Today I'll tell a story which inspiration comes from an overheard conversation.
The situation: you have a legacy application which you use in your organization to provide services to your customers. You have no tests. It uses proprietary libraries. Layers are nowhere to be seen. A simple change requires a gargantuan amount of code. And sweat. And chills down your back. You know it will not be able to provide the new services the business needs without a huge architectural and model change.
A possible solution: start a new project adopting an agile and iterative method, focusing on the most important architectural aspects (an UP practice) and on the most valuable features (a practice you find in many methods). Incrementally substitute the old system with the new one (an EVO practice).
The solution from the management: learn everything there is to learn about this application: it is one of our assets, and as such it must be considered. When your experience is consolidated, we'll reuse the same framework for all our new projects.

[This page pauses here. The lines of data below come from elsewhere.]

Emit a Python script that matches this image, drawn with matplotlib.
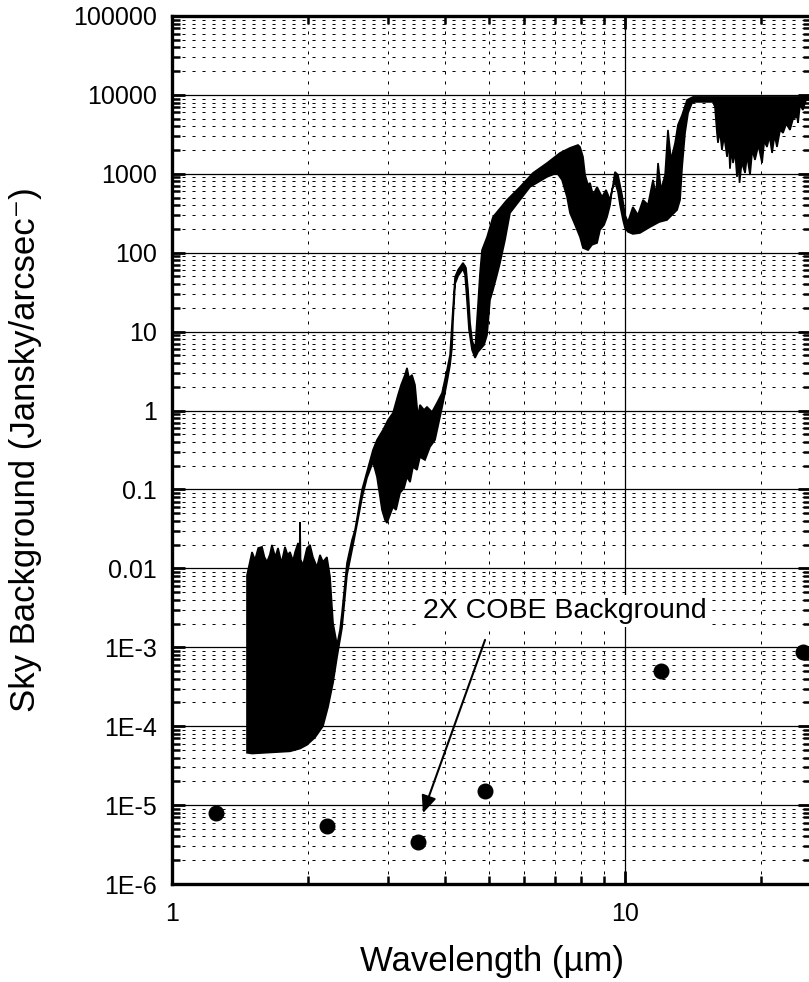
import numpy as np
import matplotlib
matplotlib.use("Agg")
import matplotlib.pyplot as plt
from matplotlib.ticker import FixedLocator, LogLocator, NullFormatter

plt.rcParams['font.family'] = ['Liberation Sans', 'DejaVu Sans']
plt.rcParams['lines.scale_dashes'] = False

# # # # # # # # # # # # # # # # # # # # # # # # # # # #
# Sky spectrum, read off the picture as upper / lower edge of the black band
top_wl = [1.464, 1.486, 1.502, 1.525, 1.55, 1.580, 1.60, 1.621, 1.645, 1.662,
          1.69, 1.714, 1.745, 1.776, 1.80, 1.822, 1.85, 1.869, 1.898, 1.912,
          1.917, 1.922, 1.946, 1.986, 2.017, 2.047, 2.089, 2.122, 2.154, 2.198,
          2.233, 2.267, 2.314, 2.349, 2.373, 2.434, 2.497, 2.535, 2.627, 2.778,
          2.835, 2.923, 2.998, 3.075, 3.155, 3.204, 3.268, 3.302, 3.336, 3.387,
          3.439, 3.491, 3.527, 3.600, 3.655, 3.750, 3.846, 3.946, 4.047, 4.110,
          4.152, 4.216, 4.281, 4.389, 4.457, 4.503, 4.550, 4.596, 4.667, 4.737,
          4.786, 4.835, 4.960, 5.112, 5.490, 5.865, 6.265, 6.729, 7.187, 7.561,
          7.875, 7.956, 8.078, 8.163, 8.287, 8.372, 8.501, 8.676, 8.898, 9.08,
          9.27, 9.41, 9.504, 9.65, 9.85, 10.0, 10.15, 10.41, 10.68, 10.96,
          11.24, 11.53, 11.71, 11.83, 12.01, 12.26, 12.44, 12.64, 12.90, 13.09,
          13.37, 13.71, 14.13, 15.64, 16.21, 24.34, 25.9]
top_sky = [0.0082, 0.0121, 0.0161, 0.0128, 0.0181, 0.0187, 0.0139, 0.0121, 0.0150, 0.0198,
           0.0139, 0.0181, 0.0117, 0.0187, 0.0148, 0.0161, 0.0125, 0.0160, 0.0210, 0.0130,
           0.0387, 0.0130, 0.0110, 0.0181, 0.0198, 0.0139, 0.0104, 0.0148, 0.0121, 0.0139,
           0.0078, 0.00203, 0.00107, 0.00166, 0.00272, 0.0117, 0.0229, 0.0307, 0.0986, 0.317,
           0.424, 0.568, 0.760, 0.933, 1.58, 2.11, 2.83, 3.47, 2.59, 2.83,
           2.11, 0.830, 1.18, 1.02, 1.11, 0.960, 1.25, 1.67, 3.27, 5.07,
           12.9, 49.3, 60.6, 74.3, 64.2, 33.8, 12.9, 7.85, 5.86, 21.8,
           55.5, 108, 158, 284, 467, 682, 1026, 1370, 1840, 2130,
           2320, 2190, 1640, 968, 723, 767, 540, 682, 510, 625,
           467, 723, 1057, 968, 540, 301, 245, 380, 301, 467,
           404, 837, 540, 1370, 625, 968, 3600, 1500, 2470, 4170,
           5580, 8650, 9430, 9430, 9430, 9430, 9430]

bot_wl = [1.464, 1.502, 1.822, 1.917, 1.986, 2.069, 2.154, 2.210, 2.267, 2.314,
          2.373, 2.434, 2.497, 2.535, 2.627, 2.694, 2.778, 2.835, 2.908, 2.953,
          2.983, 3.028, 3.075, 3.123, 3.187, 3.253, 3.302, 3.354, 3.404, 3.474,
          3.527, 3.618, 3.711, 3.807, 3.905, 3.965, 4.047, 4.110, 4.152, 4.173,
          4.216, 4.281, 4.389, 4.436, 4.479, 4.526, 4.596, 4.667, 4.737, 4.884,
          4.960, 5.035, 5.112, 5.217, 5.298, 5.434, 5.574, 5.865, 6.170, 6.729,
          7.078, 7.26, 7.447, 7.561, 7.76, 7.956, 8.078, 8.287, 8.458, 8.676,
          8.808, 8.99, 9.127, 9.27, 9.361, 9.504, 9.65, 9.750, 9.90, 10.0,
          10.15, 10.41, 10.79, 11.36, 11.9, 12.38, 12.70, 13.03, 13.23, 13.37,
          13.57, 13.78, 14.06, 14.27, 15.64, 15.80, 15.96, 16.04, 16.2, 16.37,
          16.55, 16.80, 16.95, 17.05, 17.2, 17.32, 17.5, 17.67, 17.8, 17.9,
          18.1, 18.41, 18.6, 18.88, 19.1, 19.36, 19.7, 20.07, 20.3, 20.58,
          20.85, 21.12, 21.4, 21.65, 22.0, 22.33, 22.7, 23.13, 23.5, 23.98,
          24.1, 24.34, 24.7, 25.1, 25.9]
bot_sky = [4.6e-5, 4.5e-5, 4.8e-5, 5.2e-5, 5.8e-5, 7.2e-5, 1.0e-4, 1.75e-4, 3.53e-4, 7.53e-4,
           0.00176, 0.00824, 0.0171, 0.0265, 0.078, 0.140, 0.223, 0.144, 0.055, 0.041,
           0.0376, 0.0475, 0.060, 0.055, 0.0904, 0.104, 0.144, 0.124, 0.193, 0.177,
           0.258, 0.236, 0.346, 0.424, 0.830, 1.25, 2.30, 3.79, 6.40, 14.1,
           40.3, 50.8, 62.4, 52.4, 25.2, 10.5, 5.86, 4.65, 5.53, 6.78,
           9.08, 25.2, 33.8, 52.4, 74.3, 145, 319, 467, 682, 914,
           1026, 837, 510, 319, 225, 158, 115, 108, 126, 133,
           195, 225, 284, 404, 625, 789, 590, 404, 260, 206,
           184, 173, 178, 212, 245, 260, 301, 348, 467, 1220,
           3300, 5910, 7920, 8150, 8150, 7040, 3300, 2470, 3500, 2010,
           3000, 1640, 2600, 1160, 2100, 1370, 1900, 914, 1500, 767,
           1400, 1026, 1700, 967, 2000, 1500, 2300, 1370, 2600, 2190,
           3000, 1840, 3100, 2190, 3600, 3300, 4300, 3600, 5000, 5260,
           4420, 7470, 6450, 8650, 8650]

# 2X COBE background points
cobe_wl = [1.25, 2.2, 3.5, 4.9, 12.0, 24.7]
cobe_sky = [7.9e-6, 5.4e-6, 3.4e-6, 1.5e-5, 5.0e-4, 8.7e-4]

y_ticks = [1e-6, 1e-5, 1e-4, 1e-3, 1e-2, 1e-1, 1, 10, 100, 1000, 10000, 100000]
y_labels = ['1E-6', '1E-5', '1E-4', '1E-3', '0.01', '0.1', '1', '10', '100',
            '1000', '10000', '100000']
x_ticks = [1, 10]
x_labels = ['1', '10']

fig = plt.figure(figsize=(8.09, 9.82), dpi=100)
ax = fig.add_axes([172 / 809, 98 / 982, 639 / 809, 868 / 982])
ax.set_xscale('log')
ax.set_yscale('log')
ax.set_xlim(1, 25.74)
ax.set_ylim(1e-6, 1e5)

# spectrum as one closed outline: top edge forward, bottom edge back
poly_x = np.concatenate([top_wl, bot_wl[::-1]])
poly_y = np.concatenate([top_sky, bot_sky[::-1]])
ax.fill(poly_x, poly_y, facecolor='black', edgecolor='black', lw=1.2, zorder=3)

ax.plot(cobe_wl, cobe_sky, 'o', color='black', ms=10.5, zorder=4)

# annotation
ax.text(7.37, 2.35e-3, '2X COBE Background', fontsize=20.5, ha='center', va='baseline',
        bbox=dict(facecolor='white', edgecolor='none', pad=2), zorder=5)
ax.annotate('', xy=(3.58, 7.9e-6), xytext=(4.91, 1.24e-3),
            arrowprops=dict(arrowstyle='-|>,head_length=0.7,head_width=0.3',
                            color='black', lw=1.5, mutation_scale=15,
                            shrinkA=0, shrinkB=0), zorder=5)

# ticks
ax.yaxis.set_major_locator(FixedLocator(y_ticks))
ax.set_yticklabels(y_labels)
ax.xaxis.set_major_locator(FixedLocator(x_ticks))
ax.set_xticklabels(x_labels)
ax.xaxis.set_minor_locator(LogLocator(base=10, subs=np.arange(2, 10), numticks=30))
ax.yaxis.set_minor_locator(LogLocator(base=10, subs=np.arange(2, 10), numticks=30))
ax.xaxis.set_minor_formatter(NullFormatter())
ax.yaxis.set_minor_formatter(NullFormatter())
ax.tick_params(which='both', direction='in', top=True, right=True, labelsize=18)
ax.tick_params(which='major', length=9.5, width=2.0, pad=11)
ax.tick_params(which='minor', length=5.5, width=1.8)
ax.tick_params(axis='x', which='major', pad=13)

ax.grid(which='major', color='black', lw=0.9, linestyle='-')
ax.grid(which='minor', color='black', lw=0.7, linestyle=(0, (2.2, 5)))
ax.set_axisbelow(True)

for s in ax.spines.values():
    s.set_linewidth(2.4)

ax.set_xlabel('Wavelength (\u00b5m)', fontsize=25, labelpad=14)
ax.set_ylabel('Sky Background (Jansky/arcsec\u207b)', fontsize=25)
ax.yaxis.set_label_coords(-0.203, 0.5)

fig.savefig('out.png', dpi=100)
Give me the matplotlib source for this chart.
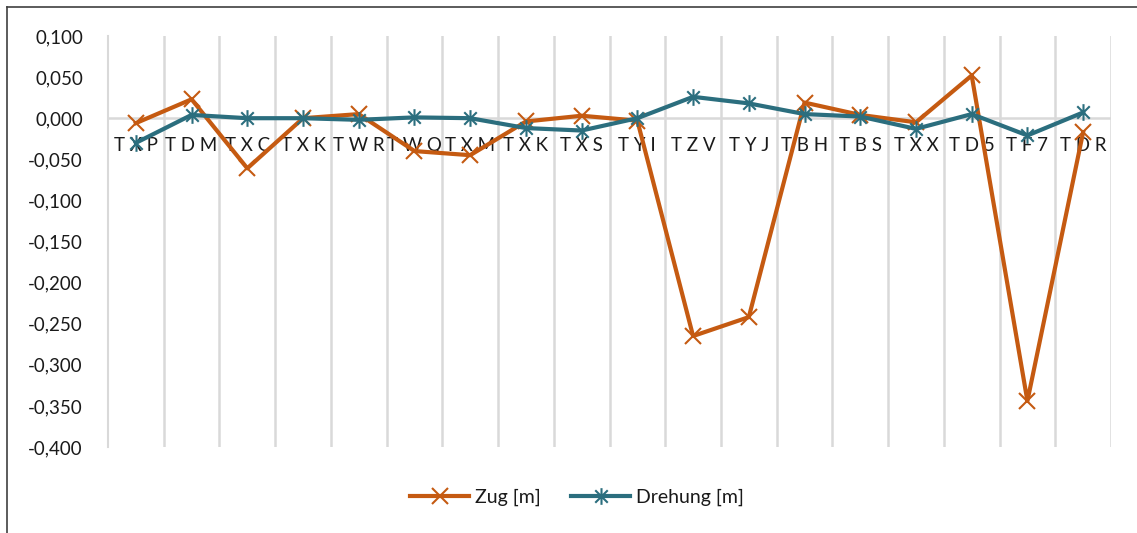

You can consider this story from two different points of view. The manager, who has no development experience or knowledge, thinks that the problem lies in the team, and fails to acknowledge all the signals the team is giving him. He is afraid and wants to keep things under control. After all, if we have provided the service so far we can go on just as well. Why venture into a new project, with all the risks that new technologies imply, first of all the team's inexperience with them? Another perspective: the management might have dealt a sale of the product within a very short time frame - this might be a confidential information - and he knows - or he's afraid that - the team will not be able to deliver on time.
In each case, most of the times an honest conversation between the management and the team can lead to find a good, if not the best, compromise: a classic win-win strategy.
One last (funny? tragic?) note: the project manager, trying to explain the problem to the management, provided this metaphore :
"Look, we have this huge refrigerator. You need an oven. You're asking me and the team to learn how this refrigerator works, so that we can embed the oven within it. What we really need is a power plug which can work for the fridge and for the oven. Why would you need a fridge to roast a turkey?"
"Your oven will have frosting features, which no other oven has. That will be a significant competitive advantage."